The Swedish parliament on March 11th recognised the massacres of Armenians and other ethnic groups during World War I as genocide, immediately sparking a diplomatic row with Turkey and prompting Ankara to call back its ambassador.

The Swedish government had opposed the resolution.

Swedish Prime Minister Fredrik Reinfeldt apologised to Ankara, a move which his Turkish counterpart Recep Tayyip Erdogan called "very positive".

Foreign Minister Carl Bildt also said that the position of his government, which supports Turkey's entry into the European Union, "remains unchanged".

"We think it is a mistake to politicise history," Bildt wrote on his blog.

"Unfortunately the decision of the parliament will not facilitate the process of normalisation between Turkey and Armenia, nor the work of a commission which should investigate the events of 1915," he added.

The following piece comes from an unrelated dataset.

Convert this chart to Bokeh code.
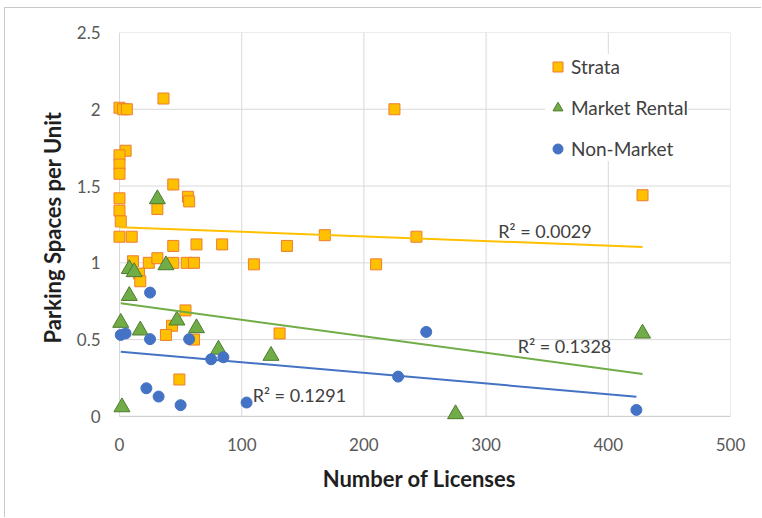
from bokeh.plotting import figure
from bokeh.models import Range1d, FixedTicker, Legend, LegendItem, Label
from bokeh.embed import file_html
from bokeh.resources import INLINE

# ---- data ----
strata_x = [0, 3, 6, 36, 5, 0, 0, 0, 44, 0, 56, 57, 0, 31, 1, 0, 10, 44, 63, 84, 137,
            11, 24, 31, 44, 55, 61, 110, 16, 17, 54, 43, 38, 61, 49, 131, 210, 225, 428, 168, 243]
strata_y = [2.01, 2.0, 2.0, 2.07, 1.73, 1.70, 1.64, 1.58, 1.51, 1.42, 1.43, 1.40, 1.34, 1.35, 1.27,
            1.17, 1.17, 1.11, 1.12, 1.12, 1.11, 1.01, 1.0, 1.03, 1.0, 1.0, 1.0, 0.99, 0.93, 0.88,
            0.69, 0.59, 0.53, 0.50, 0.24, 0.54, 0.99, 2.0, 1.44, 1.18, 1.17]

market_x = [31, 8, 12, 38, 8, 1, 17, 47, 63, 81, 124, 2, 275, 428]
market_y = [1.415, 0.96, 0.94, 0.985, 0.785, 0.61, 0.56, 0.625, 0.575, 0.435, 0.395, 0.06, 0.015, 0.54]

nonmarket_x = [25, 1, 5, 25, 57, 75, 85, 22, 32, 50, 104, 251, 228, 423]
nonmarket_y = [0.806, 0.53, 0.54, 0.503, 0.503, 0.372, 0.385, 0.183, 0.129, 0.073, 0.09, 0.55, 0.259, 0.042]

# linear trend lines (intercept, slope) and R² labels
strata_trend = (1.232, -0.000300)
market_trend = (0.737, -0.001077)
nonmarket_trend = (0.422, -0.000694)
r2_labels = ["R² = 0.0029", "R² = 0.1328", "R² = 0.1291"]

x_ticks = [0, 100, 200, 300, 400, 500]
y_ticks = [0, 0.5, 1, 1.5, 2, 2.5]
y_tick_labels = ["0", "0.5", "1", "1.5", "2", "2.5"]

series_names = ["Strata", "Market Rental", "Non-Market"]

FONT = "Lato"

# the frame is padded a little beyond 0 so that markers sitting on the axes are not clipped
p = figure(width=757, height=510, output_backend="svg", toolbar_location=None,
           x_range=Range1d(-9, 500), y_range=Range1d(-0.04, 2.5),
           min_border_left=103, min_border_right=32, min_border_top=24, min_border_bottom=96)
p.styles = {"position": "relative", "left": "4px", "top": "7px",
            "border-left": "1px solid #c8c8c8", "border-top": "1px solid #c8c8c8"}
p.outline_line_color = None
p.background_fill_color = "white"
p.border_fill_color = "white"
p.xgrid.visible = False
p.ygrid.visible = False

for ax in (p.xaxis[0], p.yaxis[0]):
    ax.major_tick_in = 0
    ax.major_tick_out = 0
    ax.minor_tick_in = 0
    ax.minor_tick_out = 0
    ax.axis_line_color = None
    ax.major_label_text_font = FONT
    ax.major_label_text_font_size = "17px"
    ax.major_label_text_color = "#595959"
    ax.axis_label_text_font = FONT
    ax.axis_label_text_font_style = "bold"
    ax.axis_label_text_font_size = "22px"
    ax.axis_label_text_color = "#1f1f1f"

p.xaxis.ticker = FixedTicker(ticks=x_ticks)
p.yaxis.ticker = FixedTicker(ticks=y_ticks)
p.yaxis.major_label_overrides = {t: l for t, l in zip(y_ticks, y_tick_labels)}
p.xaxis.axis_label = "Number of Licenses"
p.yaxis.axis_label = "Parking Spaces per Unit"
p.yaxis.major_label_standoff = 8
p.yaxis.axis_label_standoff = 8
p.xaxis.major_label_standoff = 15
p.xaxis.axis_label_standoff = 11

# gridlines limited to the 0..500 / 0..2.5 box
x_lo, x_hi = x_ticks[0], x_ticks[-1]
y_lo, y_hi = y_ticks[0], y_ticks[-1]
p.segment(x0=x_ticks, y0=[y_lo] * len(x_ticks), x1=x_ticks, y1=[y_hi] * len(x_ticks),
          line_color="#d9d9d9", line_width=1)
p.segment(x0=[x_lo] * (len(y_ticks) - 1), y0=y_ticks[1:], x1=[x_hi] * (len(y_ticks) - 1), y1=y_ticks[1:],
          line_color="#d9d9d9", line_width=1)
p.segment(x0=[x_lo], y0=[y_lo], x1=[x_hi], y1=[y_lo], line_color="#c6c6c6", line_width=1)

r_s = p.scatter(strata_x, strata_y, marker="square", size=11,
                fill_color="#FFC000", line_color="#ED7D31", line_width=1)
r_m = p.scatter(market_x, market_y, marker="triangle", size=16,
                fill_color="#70AD47", line_color="#4E7A30", line_width=1)
r_n = p.scatter(nonmarket_x, nonmarket_y, marker="circle", size=11,
                fill_color="#4472C4", line_color="#4472C4", line_width=1)

def trend(xs, coef):
    x0, x1 = min(xs), max(xs)
    return [x0, x1], [coef[0] + coef[1] * x0, coef[0] + coef[1] * x1]

for xs, coef, col in ((strata_x, strata_trend, "#FFC000"),
                      (market_x, market_trend, "#70AD47"),
                      (nonmarket_x, nonmarket_trend, "#4472C4")):
    tx, ty = trend(xs, coef)
    p.line(tx, ty, line_color=col, line_width=2)

label_pos = [(310, 1.21), (326, 0.459), (109, 0.14)]
for (lx, ly), txt in zip(label_pos, r2_labels):
    p.add_layout(Label(x=lx, y=ly, text=txt, text_font=FONT, text_font_size="18px",
                       text_color="#404040", text_baseline="middle"))

legend = Legend(items=[LegendItem(label=n, renderers=[r]) for n, r in zip(series_names, (r_s, r_m, r_n))],
                location=(437, 261), margin=0, padding=6, spacing=16,
                glyph_width=25, glyph_height=25, label_height=25, label_standoff=1,
                label_text_font=FONT, label_text_font_size="19px", label_text_color="#404040",
                border_line_color=None, background_fill_color="white", background_fill_alpha=1.0)
p.add_layout(legend)

open("out.html", "w").write(file_html(p, INLINE))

Davutoglu on Wednesday welcomed Stockholm's position and called the vote "absurd".

A US Congress panel had branded the World War I massacre of Armenians as genocide a week before the Swedish vote, sparking a diplomatic row, with Turkey also recalling its ambassador from Washington.

Davutoglu said he was wary of sending the Turkish ambassador back to Washington as the two cases were different.

"The Swedes clearly apologised," he said.

Armenians say up to 1.5 million of their kin were killed in systematic massacres during World War I as the Ottoman Empire fell apart. This version has the support of the main body of global research opinion.

Turkey counters that between 300,000 and 500,000 Armenians and at least as many Turks perished in civil strife when Armenians rose up against their Ottoman rulers and sided with invading Russian forces.